MATERIAL PROVIDED:

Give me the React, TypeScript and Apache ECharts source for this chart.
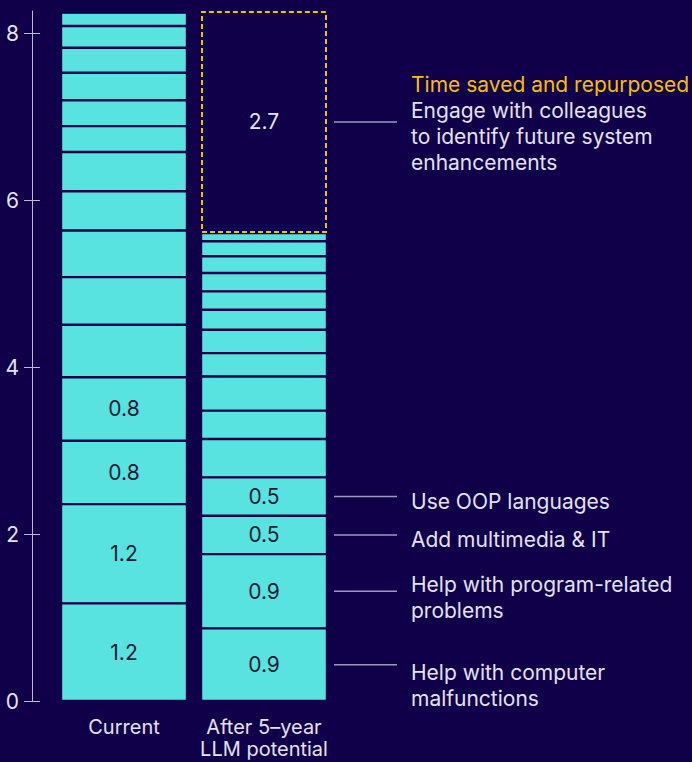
import React, { useEffect, useRef } from "react";
import * as echarts from "echarts";

// ---- data ----
const categories = ["Current", "After 5–year\nLLM potential"];
// stacked segments, bottom to top
const currentSegments = [1.17, 1.19, 0.76, 0.76, 0.63, 0.57, 0.56, 0.47, 0.47, 0.31, 0.31, 0.33, 0.3, 0.26, 0.16];
const afterSegments = [0.87, 0.89, 0.46, 0.46, 0.46, 0.34, 0.41, 0.28, 0.28, 0.24, 0.22, 0.22, 0.2, 0.18, 0.1];
const labeledSegmentCount = 4;
const timeSaved = 2.66;
const timeSavedTitle = "Time saved and repurposed";
const timeSavedLines = ["Engage with colleagues", "to identify future system", "enhancements"];
const afterAnnotations = [
  "Help with computer\nmalfunctions",
  "Help with program-related\nproblems",
  "Add multimedia & IT",
  "Use OOP languages",
];
const yTicks = [0, 2, 4, 6, 8];

// ---- style / layout ----
const BG = "#10004A";
const CYAN = "#58E3E0";
const GOLD = "#F5BF00";
const LIGHT = "#E4E2F0";
const AXIS = "#BDBACF";
const FONT = "Inter, 'Noto Sans', sans-serif";
const FS = 21;
const BAR_WIDTH = 126;
const LABEL_NUDGE = [21, 6, 5, 5];

const fmt = (v: number) => (Math.round(v * 10) / 10).toFixed(1);

export default function App() {
  const ref = useRef<HTMLDivElement>(null);
  useEffect(() => {
    document.body.style.margin = "0";
    document.body.style.background = BG;
    const el = ref.current!;
    const chart = echarts.init(el, null, { renderer: "svg" });
    const total = currentSegments.reduce((a, b) => a + b, 0);
    const afterSum = afterSegments.reduce((a, b) => a + b, 0);
    const yMax = Math.max(total, afterSum + timeSaved);

    const segSeries = currentSegments.map((c, i) => ({
      type: "bar",
      stack: "s",
      barWidth: BAR_WIDTH,
      data: [c, afterSegments[i]],
      itemStyle: { color: CYAN, borderColor: BG, borderWidth: 1.2 },
      label: {
        show: i < labeledSegmentCount,
        position: "inside",
        color: "#1A1A33",
        fontFamily: FONT,
        fontSize: FS,
        formatter: (p: any) => fmt(p.value),
      },
      emphasis: { disabled: true },
    }));

    const option: any = {
      animation: false,
      backgroundColor: BG,
      grid: { left: 54, width: 280, top: 11, bottom: 61, containLabel: false, outerBoundsMode: "none" },
      xAxis: {
        type: "category",
        data: categories,
        axisLine: { show: false },
        axisTick: { show: false },
        axisLabel: { interval: 0, color: LIGHT, fontFamily: FONT, fontSize: 20, lineHeight: 22, margin: 15 },
      },
      yAxis: [
        {
          type: "value",
          min: 0,
          max: yMax,
          offset: 22,
          splitLine: { show: false },
          axisLine: { show: true, lineStyle: { color: AXIS, width: 1 } },
          axisTick: { show: true, length: 8, lineStyle: { color: AXIS }, customValues: yTicks },
          axisLabel: { color: LIGHT, fontFamily: FONT, fontSize: FS, margin: 13, customValues: yTicks },
        },
        {
          type: "value",
          min: 0,
          max: yMax,
          offset: 22,
          position: "left",
          splitLine: { show: false },
          axisLine: { show: false },
          axisTick: { show: true, inside: true, length: 8, lineStyle: { color: AXIS }, customValues: yTicks },
          axisLabel: { show: false },
        },
      ],
      series: [
        ...segSeries,
        {
          type: "bar",
          stack: "s",
          barWidth: BAR_WIDTH,
          data: ["-", timeSaved],
          itemStyle: { color: "rgba(0,0,0,0)", borderColor: GOLD, borderWidth: 2, borderType: [5, 3] },
          label: {
            show: true,
            position: "inside",
            color: LIGHT,
            fontFamily: FONT,
            fontSize: FS,
            formatter: (p: any) => fmt(p.value),
          },
          emphasis: { disabled: true },
        },
      ],
    };
    chart.setOption(option);

    const toPx = (x: number, y: number) => chart.convertToPixel({ gridIndex: 0 } as any, [x, y]) as number[];
    const barRight = toPx(1, 0)[0] + BAR_WIDTH / 2;
    const graphics: any[] = [];
    let cum = 0;
    afterAnnotations.forEach((txt, i) => {
      const mid = cum + afterSegments[i] / 2;
      cum += afterSegments[i];
      const y = toPx(1, mid)[1];
      graphics.push({
        type: "line",
        shape: { x1: barRight + 7, y1: y, x2: barRight + 70, y2: y },
        style: { stroke: "#9C99B8", lineWidth: 1.5 },
      });
      graphics.push({
        type: "text",
        x: barRight + 84,
        y: y + LABEL_NUDGE[i],
        style: {
          text: txt,
          fill: LIGHT,
          fontFamily: FONT,
          fontSize: FS,
          lineHeight: 26,
          verticalAlign: "middle",
        },
      });
    });
    const ym = toPx(1, afterSum + timeSaved / 2)[1];
    graphics.push({
      type: "line",
      shape: { x1: barRight + 7, y1: ym, x2: barRight + 70, y2: ym },
      style: { stroke: "#9C99B8", lineWidth: 1.5 },
    });
    graphics.push({
      type: "text",
      x: barRight + 84,
      y: ym + 2,
      style: {
        text: [`{t|${timeSavedTitle}}`, ...timeSavedLines.map((l) => `{b|${l}}`)].join("\n"),
        verticalAlign: "middle",
        fontFamily: FONT,
        fontSize: FS,
        lineHeight: 26,
        rich: {
          t: { fill: GOLD, fontFamily: FONT, fontSize: FS, lineHeight: 26 },
          b: { fill: LIGHT, fontFamily: FONT, fontSize: FS, lineHeight: 26 },
        },
      },
    });
    chart.setOption({ graphic: graphics });

    return () => chart.dispose();
  }, []);
  return <div ref={ref} style={{ width: 692, height: 762, overflow: "hidden" }} />;
}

EXERCISE REQUIREMENTS: From the first line of the material down to the line containing "const yTicks = [0, 2, 4, 6, 8];", inclusive, return each line exactly, skipping any picture.

THE ANSWER:
Give me the React, TypeScript and Apache ECharts source for this chart.
import React, { useEffect, useRef } from "react";
import * as echarts from "echarts";

// ---- data ----
const categories = ["Current", "After 5–year\nLLM potential"];
// stacked segments, bottom to top
const currentSegments = [1.17, 1.19, 0.76, 0.76, 0.63, 0.57, 0.56, 0.47, 0.47, 0.31, 0.31, 0.33, 0.3, 0.26, 0.16];
const afterSegments = [0.87, 0.89, 0.46, 0.46, 0.46, 0.34, 0.41, 0.28, 0.28, 0.24, 0.22, 0.22, 0.2, 0.18, 0.1];
const labeledSegmentCount = 4;
const timeSaved = 2.66;
const timeSavedTitle = "Time saved and repurposed";
const timeSavedLines = ["Engage with colleagues", "to identify future system", "enhancements"];
const afterAnnotations = [
  "Help with computer\nmalfunctions",
  "Help with program-related\nproblems",
  "Add multimedia & IT",
  "Use OOP languages",
];
const yTicks = [0, 2, 4, 6, 8];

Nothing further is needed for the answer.